DATA SHOWN:

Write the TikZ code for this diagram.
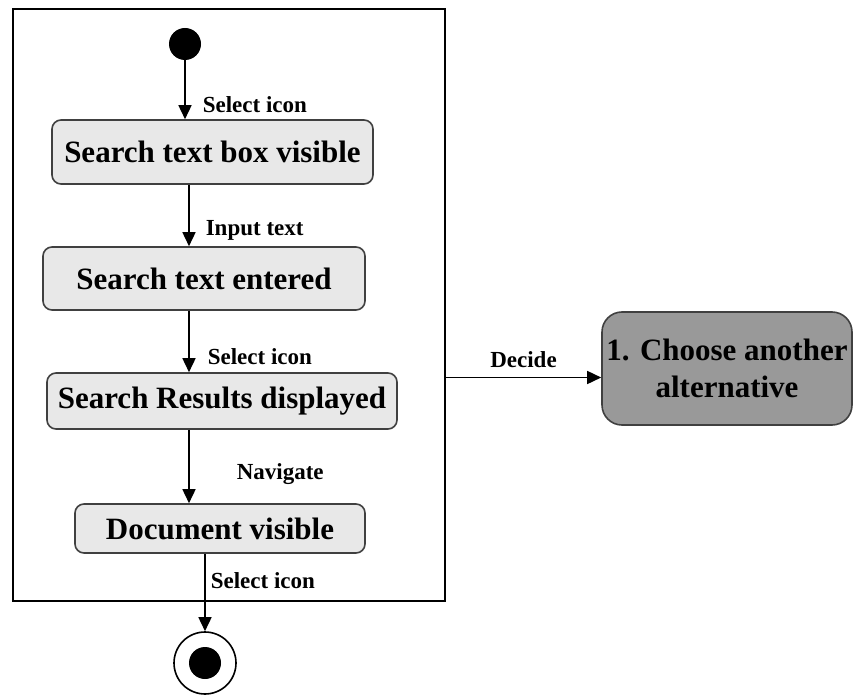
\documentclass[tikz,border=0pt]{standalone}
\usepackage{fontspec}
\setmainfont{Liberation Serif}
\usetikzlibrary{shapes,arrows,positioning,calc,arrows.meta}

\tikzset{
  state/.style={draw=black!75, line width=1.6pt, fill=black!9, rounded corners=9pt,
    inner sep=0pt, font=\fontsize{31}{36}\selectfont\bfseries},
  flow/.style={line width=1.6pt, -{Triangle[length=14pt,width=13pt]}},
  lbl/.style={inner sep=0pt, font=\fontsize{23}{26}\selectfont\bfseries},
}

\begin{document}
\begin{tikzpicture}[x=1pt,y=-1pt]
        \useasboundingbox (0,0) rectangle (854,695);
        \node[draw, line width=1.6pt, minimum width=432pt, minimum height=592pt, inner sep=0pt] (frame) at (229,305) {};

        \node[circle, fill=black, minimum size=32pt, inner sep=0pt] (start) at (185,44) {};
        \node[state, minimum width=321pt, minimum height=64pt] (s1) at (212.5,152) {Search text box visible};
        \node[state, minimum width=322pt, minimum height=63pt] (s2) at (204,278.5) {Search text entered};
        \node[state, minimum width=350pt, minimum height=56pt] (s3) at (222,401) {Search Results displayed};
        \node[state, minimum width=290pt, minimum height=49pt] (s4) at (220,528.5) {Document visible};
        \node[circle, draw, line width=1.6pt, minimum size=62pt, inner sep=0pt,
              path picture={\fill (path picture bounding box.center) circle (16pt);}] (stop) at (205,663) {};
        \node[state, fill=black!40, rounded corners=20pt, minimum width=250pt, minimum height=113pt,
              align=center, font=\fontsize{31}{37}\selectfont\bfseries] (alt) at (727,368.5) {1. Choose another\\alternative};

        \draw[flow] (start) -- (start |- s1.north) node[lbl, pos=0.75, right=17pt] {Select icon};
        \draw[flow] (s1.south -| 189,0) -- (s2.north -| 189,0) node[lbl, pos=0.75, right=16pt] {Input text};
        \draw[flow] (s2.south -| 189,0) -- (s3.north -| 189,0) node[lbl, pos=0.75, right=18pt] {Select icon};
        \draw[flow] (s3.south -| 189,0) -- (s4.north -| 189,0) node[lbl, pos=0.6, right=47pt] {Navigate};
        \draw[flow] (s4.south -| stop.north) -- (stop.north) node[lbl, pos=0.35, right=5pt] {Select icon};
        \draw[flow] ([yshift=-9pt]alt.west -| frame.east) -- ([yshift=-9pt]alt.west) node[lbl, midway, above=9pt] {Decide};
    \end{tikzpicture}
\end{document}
--
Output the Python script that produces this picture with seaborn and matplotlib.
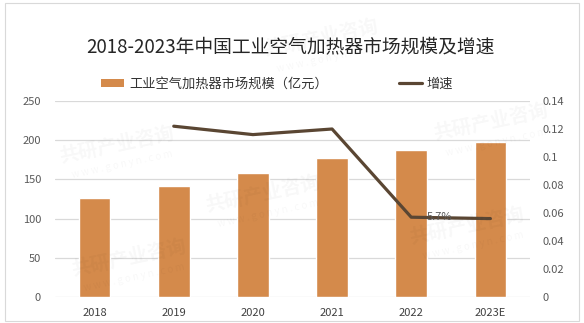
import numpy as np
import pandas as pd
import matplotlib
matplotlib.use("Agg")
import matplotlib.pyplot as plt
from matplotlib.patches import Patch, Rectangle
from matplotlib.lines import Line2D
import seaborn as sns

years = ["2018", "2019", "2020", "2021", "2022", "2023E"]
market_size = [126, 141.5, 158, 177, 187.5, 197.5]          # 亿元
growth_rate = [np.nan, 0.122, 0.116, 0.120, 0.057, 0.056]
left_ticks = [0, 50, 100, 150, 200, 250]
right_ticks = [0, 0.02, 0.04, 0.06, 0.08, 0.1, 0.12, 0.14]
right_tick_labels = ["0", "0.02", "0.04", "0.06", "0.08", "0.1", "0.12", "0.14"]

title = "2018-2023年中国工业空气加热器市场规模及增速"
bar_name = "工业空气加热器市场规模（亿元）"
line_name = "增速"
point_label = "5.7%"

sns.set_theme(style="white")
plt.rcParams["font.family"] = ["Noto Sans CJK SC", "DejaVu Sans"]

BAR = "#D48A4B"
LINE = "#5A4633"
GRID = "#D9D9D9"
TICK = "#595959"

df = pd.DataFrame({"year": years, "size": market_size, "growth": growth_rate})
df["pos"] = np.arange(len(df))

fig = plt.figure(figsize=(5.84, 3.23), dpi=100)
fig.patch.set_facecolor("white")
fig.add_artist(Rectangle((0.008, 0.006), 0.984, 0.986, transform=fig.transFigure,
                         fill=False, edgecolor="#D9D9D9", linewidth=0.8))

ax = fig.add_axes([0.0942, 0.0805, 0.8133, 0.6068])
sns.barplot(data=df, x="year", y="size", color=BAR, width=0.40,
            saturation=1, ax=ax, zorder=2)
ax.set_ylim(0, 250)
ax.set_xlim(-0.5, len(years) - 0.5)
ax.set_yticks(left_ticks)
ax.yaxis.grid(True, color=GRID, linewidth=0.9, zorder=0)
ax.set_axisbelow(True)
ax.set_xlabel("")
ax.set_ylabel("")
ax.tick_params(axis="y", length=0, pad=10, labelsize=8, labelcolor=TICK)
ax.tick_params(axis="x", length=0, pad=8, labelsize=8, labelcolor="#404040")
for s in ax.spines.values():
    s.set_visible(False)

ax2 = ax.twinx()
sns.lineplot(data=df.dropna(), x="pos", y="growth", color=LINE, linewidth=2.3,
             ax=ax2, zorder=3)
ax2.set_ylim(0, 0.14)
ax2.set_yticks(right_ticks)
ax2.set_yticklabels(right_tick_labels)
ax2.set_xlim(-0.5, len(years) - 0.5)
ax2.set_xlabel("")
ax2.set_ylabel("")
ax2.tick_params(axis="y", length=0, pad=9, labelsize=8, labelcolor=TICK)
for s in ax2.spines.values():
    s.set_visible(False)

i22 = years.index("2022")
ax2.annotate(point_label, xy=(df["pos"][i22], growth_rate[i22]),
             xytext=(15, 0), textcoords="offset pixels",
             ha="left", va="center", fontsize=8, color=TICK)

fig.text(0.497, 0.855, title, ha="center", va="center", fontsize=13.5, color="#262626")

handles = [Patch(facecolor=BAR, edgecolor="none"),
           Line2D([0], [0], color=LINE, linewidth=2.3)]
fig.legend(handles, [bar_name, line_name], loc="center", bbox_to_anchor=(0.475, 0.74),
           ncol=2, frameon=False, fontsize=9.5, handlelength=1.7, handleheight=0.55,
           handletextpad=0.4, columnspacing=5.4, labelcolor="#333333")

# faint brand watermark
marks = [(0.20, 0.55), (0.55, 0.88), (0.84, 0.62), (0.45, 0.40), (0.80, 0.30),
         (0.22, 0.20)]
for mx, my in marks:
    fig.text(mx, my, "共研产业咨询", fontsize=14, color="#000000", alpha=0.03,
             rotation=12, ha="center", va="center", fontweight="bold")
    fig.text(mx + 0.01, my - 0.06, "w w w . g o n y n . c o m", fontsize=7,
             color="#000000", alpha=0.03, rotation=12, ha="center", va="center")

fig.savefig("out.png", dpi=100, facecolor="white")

TASK PROMPT: Using the data above, copy each line that contains "seaborn".

SOLVED PROBLEM:
Output the Python script that produces this picture with seaborn and matplotlib.
import seaborn as sns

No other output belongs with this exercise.